If your HTML files fall into this category (HTML created by most WYSIWYG editors is usually invalid) then they will almost certainly have to be converted manually, although if the deformities are regular and carefully constructed, the files may actually be almost well-formed, and you could write a program or script to do as described above. The oddities you may need to check for include:

  • Do the files contain markup syntax errors? For example, are there any missing angle-brackets, backslashes instead of forward slashes on end-tags, or elements which nest incorrectly (eg <B>those starting <I>inside another element</B> but ending outside</I> it)?

  • Are there any URIs (eg in hrefs or srcs) which use Microsoft Windows-style backslashes instead of normal forward slashes?

  • Do the files contain markup which conflicts with HTML DTDs, such as headings or lists inside paragraphs, list items outside list environments, header elements like base preceding the first html, etc? (another sloppy editor trick)

  • Do the files use imaginary elements which are not in any known HTML DTD? (large amounts of these are used in proprietary markup systems masquerading as HTML). Although this is easy to transform to a DTDless well-formed file (because you don't have to define elements in advance) most proprietary or browser-specific extensions have never been formally defined, so it is often impossible to work out meaningfully where the element types can be used.

  • Are there any invalid (non-XML) characters in your files?

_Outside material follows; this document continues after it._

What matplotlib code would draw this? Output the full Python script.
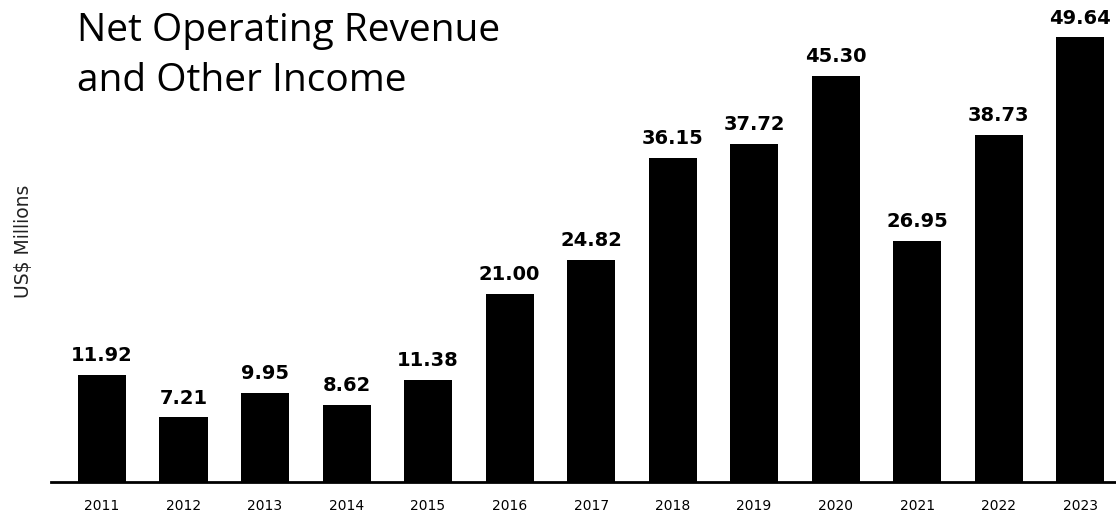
import matplotlib
matplotlib.use("Agg")
import matplotlib.pyplot as plt

years = ["2011", "2012", "2013", "2014", "2015", "2016", "2017",
         "2018", "2019", "2020", "2021", "2022", "2023"]
revenue = [11.92, 7.21, 9.95, 8.62, 11.38, 21.00, 24.82,
           36.15, 37.72, 45.30, 26.95, 38.73, 49.64]
title_lines = ["Net Operating Revenue", "and Other Income"]

plt.rcParams['font.family'] = ['DejaVu Sans']

fig = plt.figure(figsize=(11.16, 5.16), dpi=100)
# axes runs from the baseline at the bottom up to the top edge
ax = fig.add_axes([51 / 1116, 34 / 516, 1065 / 1116, 482 / 516])

x = range(len(years))
bars = ax.bar(x, revenue, width=0.59, color="black")

ax.set_xlim(-0.626, 12.44)
ax.set_ylim(0, 53.8)

for xi, v in zip(x, revenue):
    ax.annotate(f"{v:.2f}", (xi, v), xytext=(0, 7), textcoords="offset points",
                ha="center", va="bottom", fontsize=14, fontweight="bold")

ax.set_xticks(list(x))
ax.set_xticklabels(years, fontsize=10)
ax.tick_params(axis="x", length=0, pad=12)
ax.set_yticks([])

for s in ["top", "right", "left"]:
    ax.spines[s].set_visible(False)
ax.spines["bottom"].set_linewidth(2)

# two-line heading, placed by baseline
for i, line in enumerate(title_lines):
    fig.text(77 / 1116, 1 - (41 + 50 * i) / 516, line, family=["Open Sans", "DejaVu Sans"],
             fontsize=28, ha="left", va="baseline", color="black")
fig.text(24 / 1116, 1 - 241 / 516, "US$ Millions", rotation=90, fontsize=13.5,
         ha="center", va="center", color="#222222")

fig.savefig("out.png", dpi=100)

Look especially for native Apple Mac Roman-8 characters left by careless designers; any of the illegal characters (the 32 characters at decimal codes 128–159 inclusive) inserted by MS-Windows editors; and any of the ASCII control characters 0–31 (except those permitted like TAB, CR, and LF). These need to be converted to the correct characters in ISO 8859-1 (a common default in browsers), or the relevant plane of Unicode (in which case you will probably need to use UTF-8 as your document encoding).

  • Do your files contain invalid (old Mosaic/Netscape-style) comments? Comments must look <!-- like this --> with double-dashes each end and no double (especially not multiple) dashes in between.